The appeal ruling stemmed from an earlier decision against Telekom in a complaint filed by Stuttgart-based Debitel, a competitor. Debitel had sought to resell bundled local calling services and data services like ISDN and DSL. Unable to reach an agreement with Deutsche Telekom for access to its network, Debitel took its case to federal telecommunications regulators. They ruled against Telekom, ordering the company to "remedy the abuse it has caused in its market-controlling position." Telekom sued to have the ruling overturned, but a Cologne administrative court ruled against the company.

Wednesday’s ruling requires Telekom to act as a network wholesaler to competitors, who can obtain its services at a discounted price and then resell them to customers. The ruling could also force competition within the telecommunications market in smaller or remote parts of the country, where progress in market liberalization has been slow.

Telekom loses a long battle

Executives at Deutsche Telekom said they regretted the court’s ruling and would review their legal options. "With this decision, innovation will be weakened," a company spokesman told German public television ARD. "Nor will it encourage greater competition on the market through a diversity of infrastructures." The company has been battling against the deregulation plans of the federal government’s telecommunications and post regulatory office for years. The authority has said Telekom must offer access to its networks to competitors and that they must be able to bill customers on their own.

In its case, Telekom expressed fears that the company would suffer from loss of business if the regulation were kept and that broader access to its expensive and vast network threatened to decrease the motivation of competitors to invest in their own network capacities – a move the company said could ultimately reduce overall network capacity.

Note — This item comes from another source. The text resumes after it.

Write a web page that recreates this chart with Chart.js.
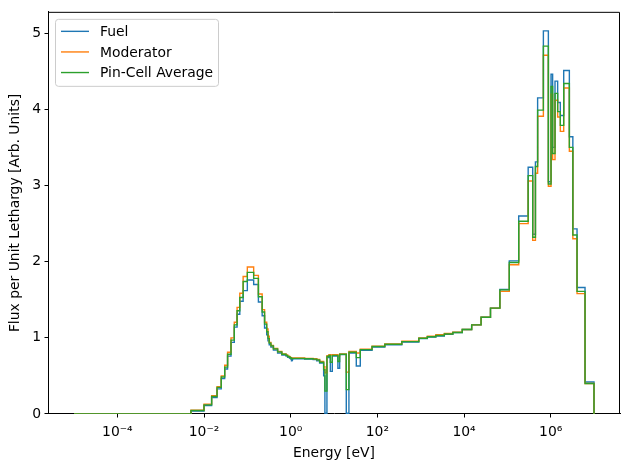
<!DOCTYPE html>
<html>
<head>
<meta charset="utf-8">
<script src="https://cdn.jsdelivr.net/npm/chart.js@4.4.1/dist/chart.umd.min.js"></script>
<style>
  html, body { margin: 0; padding: 0; background: #fff; }
  #wrap { width: 630px; height: 470px; }
</style>
</head>
<body>
<div id="wrap"><canvas id="flux-chart" width="630" height="470"></canvas></div>
<script>
// energy group boundaries [eV]
const groupEdges = [
    1e-5, 5e-3, 1e-2, 1.5e-2, 2e-2, 2.5e-2, 3e-2, 3.5e-2, 4.2e-2, 5e-2,
    5.8e-2, 6.7e-2, 8e-2, 0.1, 0.14, 0.18, 0.22, 0.25, 0.28, 0.3,
    0.32, 0.35, 0.4, 0.5, 0.625, 0.78, 0.85, 0.91, 0.95, 0.972,
    0.996, 1.02, 1.045, 1.071, 1.097, 1.123, 1.15, 1.3, 1.5, 1.855,
    2.1, 2.6, 3.3, 4.0, 4.66, 5.77, 6.17, 6.87, 7.64, 8.23,
    9.15, 11.3, 12.3, 13.5, 19.2, 22.1, 32.7, 40.4, 75.5, 148.73,
    367.26, 906.9, 1425.1, 2239.45, 3519.1, 5530, 9118, 15030, 24780, 40850,
    67340, 111000, 183000, 302500, 385000, 445000, 500000, 679000, 885000, 1.02e6,
    1.11e6, 1.26e6, 1.45e6, 1.67e6, 2.0e6, 2.7e6, 3.25e6, 4.06e6, 6.21e6, 1e7
];

// flux per unit lethargy, one value per group
const fuelFlux = [
    0, 0.04, 0.11, 0.215, 0.33, 0.465, 0.59, 0.76, 0.94, 1.14,
    1.31, 1.48, 1.62, 1.76, 1.70, 1.47, 1.29, 1.13, 1.04, 0.96,
    0.91, 0.88, 0.84, 0.80, 0.775, 0.76, 0.745, 0.74, 0.735, 0.73,
    0.725, 0.72, 0.70, 0.705, 0.72, 0.725, 0.725, 0.725, 0.725, 0.725,
    0.72, 0.72, 0.715, 0.70, 0.67, 0.50, 0.01, 0.74, 0.76, 0.56,
    0.76, 0.76, 0.60, 0.78, 0.01, 0.80, 0.63, 0.835, 0.88, 0.91,
    0.945, 0.99, 1.01, 1.025, 1.045, 1.07, 1.11, 1.17, 1.27, 1.39,
    1.635, 2.01, 2.60, 3.24, 2.36, 3.31, 4.15, 5.03, 3.05, 4.46,
    3.50, 4.37, 4.09, 3.92, 4.51, 3.64, 2.43, 1.66, 0.42
];
const moderatorFlux = [
    0, 0.05, 0.13, 0.24, 0.36, 0.50, 0.64, 0.81, 1.00, 1.205,
    1.40, 1.585, 1.805, 1.93, 1.82, 1.575, 1.37, 1.205, 1.115, 1.02,
    0.94, 0.90, 0.86, 0.82, 0.79, 0.775, 0.76, 0.755, 0.75, 0.745,
    0.74, 0.74, 0.735, 0.735, 0.735, 0.735, 0.735, 0.735, 0.735, 0.735,
    0.73, 0.73, 0.725, 0.715, 0.69, 0.62, 0.54, 0.765, 0.78, 0.775,
    0.78, 0.78, 0.76, 0.79, 0.55, 0.82, 0.80, 0.85, 0.89, 0.92,
    0.955, 1.00, 1.02, 1.04, 1.057, 1.075, 1.11, 1.17, 1.27, 1.39,
    1.61, 1.96, 2.50, 3.06, 2.28, 3.16, 3.91, 4.71, 2.99, 4.20,
    3.34, 4.12, 3.90, 3.71, 4.28, 3.45, 2.30, 1.58, 0.40
];
const averageFlux = [
    0, 0.045, 0.12, 0.23, 0.35, 0.485, 0.615, 0.785, 0.97, 1.17,
    1.355, 1.53, 1.74, 1.86, 1.78, 1.54, 1.34, 1.18, 1.08, 0.99,
    0.93, 0.895, 0.855, 0.815, 0.785, 0.77, 0.755, 0.75, 0.745, 0.74,
    0.735, 0.735, 0.725, 0.725, 0.73, 0.73, 0.73, 0.73, 0.73, 0.73,
    0.725, 0.725, 0.72, 0.71, 0.68, 0.58, 0.30, 0.755, 0.77, 0.68,
    0.77, 0.77, 0.69, 0.785, 0.32, 0.81, 0.74, 0.845, 0.886, 0.916,
    0.95, 0.995, 1.015, 1.03, 1.05, 1.07, 1.11, 1.17, 1.27, 1.39,
    1.63, 1.99, 2.53, 3.13, 2.32, 3.25, 3.99, 4.83, 3.02, 4.30,
    3.42, 4.21, 3.97, 3.79, 4.34, 3.50, 2.35, 1.61, 0.40
];

const seriesNames = ['Fuel', 'Moderator', 'Pin-Cell Average'];
const xTickValues = [1e-4, 1e-2, 1e0, 1e2, 1e4, 1e6];
const xTickLabels = ['10\u207B\u2074', '10\u207B\u00B2', '10\u2070', '10\u00B2', '10\u2074', '10\u2076'];
const yTickValues = [0, 1, 2, 3, 4, 5];

const FONT = 'DejaVu Sans';

// points at every edge, each value held until the next edge, dropping to 0 at the end
function stairs(values) {
    return groupEdges.map((e, i) => ({ x: e, y: i < values.length ? values[i] : 0 }));
}

// top/right spines and a matplotlib-like legend inside the axes
const framePlugin = {
    id: 'frameAndLegend',
    beforeDatasetsDraw(chart) {
        const { ctx, chartArea: a } = chart;
        ctx.save();
        ctx.strokeStyle = '#000';
        ctx.lineWidth = 1;
        ctx.beginPath();
        ctx.moveTo(a.left, a.top + 0.5);
        ctx.lineTo(a.right - 0.5, a.top + 0.5);
        ctx.lineTo(a.right - 0.5, a.bottom);
        ctx.stroke();
        ctx.restore();
    },
    afterDatasetsDraw(chart) {
        const { ctx, chartArea: a } = chart;
        ctx.save();
        const bx = a.left + 7.5, by = a.top + 7.5, bw = 163, bh = 67, r = 3;
        ctx.beginPath();
        ctx.moveTo(bx + r, by);
        ctx.arcTo(bx + bw, by, bx + bw, by + bh, r);
        ctx.arcTo(bx + bw, by + bh, bx, by + bh, r);
        ctx.arcTo(bx, by + bh, bx, by, r);
        ctx.arcTo(bx, by, bx + bw, by, r);
        ctx.closePath();
        ctx.fillStyle = 'rgba(255,255,255,0.8)';
        ctx.fill();
        ctx.lineWidth = 1;
        ctx.strokeStyle = '#cccccc';
        ctx.stroke();

        ctx.font = '13.9px "' + FONT + '"';
        ctx.textBaseline = 'middle';
        ctx.textAlign = 'left';
        chart.data.datasets.forEach((ds, i) => {
            const y = a.top + 19.5 + i * 20.6;
            ctx.strokeStyle = ds.borderColor;
            ctx.lineWidth = ds.borderWidth;
            ctx.beginPath();
            ctx.moveTo(a.left + 13, y);
            ctx.lineTo(a.left + 41, y);
            ctx.stroke();
            ctx.fillStyle = '#000';
            ctx.fillText(ds.label, a.left + 52, y + 1);
        });
        ctx.restore();
    }
};

Chart.defaults.color = '#000';
Chart.defaults.font.family = FONT;
Chart.defaults.font.size = 13.9;

const ctx = document.getElementById('flux-chart').getContext('2d');
new Chart(ctx, {
    type: 'line',
    data: {
        datasets: [
            { label: seriesNames[0], data: stairs(fuelFlux), borderColor: '#1f77b4', order: 2 },
            { label: seriesNames[1], data: stairs(moderatorFlux), borderColor: '#ff7f0e', order: 1 },
            { label: seriesNames[2], data: stairs(averageFlux), borderColor: '#2ca02c', order: 0 }
        ].map(ds => Object.assign(ds, {
            stepped: 'before',
            borderWidth: 1.4,
            pointRadius: 0,
            fill: false,
            tension: 0
        }))
    },
    options: {
        responsive: false,
        devicePixelRatio: 1,
        animation: false,
        layout: { padding: { left: 0, right: 10, top: 10, bottom: 0 } },
        plugins: {
            legend: { display: false },
            tooltip: { enabled: false }
        },
        scales: {
            x: {
                type: 'logarithmic',
                min: Math.pow(10, -5.6),
                max: Math.pow(10, 7.6),
                afterBuildTicks: s => { s.ticks = xTickValues.map(v => ({ value: v })); },
                afterFit: s => { s.height = 56; },
                ticks: {
                    autoSkip: false,
                    maxRotation: 0,
                    padding: 7,
                    callback: (v) => {
                        const i = xTickValues.findIndex(t => Math.abs(Math.log10(t) - Math.log10(v)) < 1e-6);
                        return i >= 0 ? xTickLabels[i] : '';
                    }
                },
                grid: { display: true, drawOnChartArea: false, drawTicks: true, tickLength: 3.5, color: '#000' },
                border: { display: true, color: '#000' },
                title: { display: true, text: 'Energy [eV]', padding: { top: 0, bottom: 8 } }
            },
            y: {
                type: 'linear',
                min: 0,
                max: 5.28,
                afterBuildTicks: s => { s.ticks = yTickValues.map(v => ({ value: v })); },
                afterFit: s => { s.width = 48; },
                ticks: { padding: 3.5 },
                grid: { display: true, drawOnChartArea: false, drawTicks: true, tickLength: 3.5, color: '#000' },
                border: { display: true, color: '#000' },
                title: { display: true, text: 'Flux per Unit Lethargy [Arb. Units]', padding: { top: 7, bottom: 0 } }
            }
        }
    },
    plugins: [framePlugin]
});
</script>
</body>
</html>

Though deregulation of the telecommunications market officially occurred in 1998, two-thirds of all Germans can still only obtain telecommunications services through Deutsche Telekom. To keep investment costs down, most competitors have focused on the country’s major metropolises, like Cologne. The newer services also rely heavily on hi-tech ISDN or DSL connections, which althougth they are modern put the companiess at a disadvantage in the lower end of the market, as Telekom remains the sole provider of inexpensive analog connections.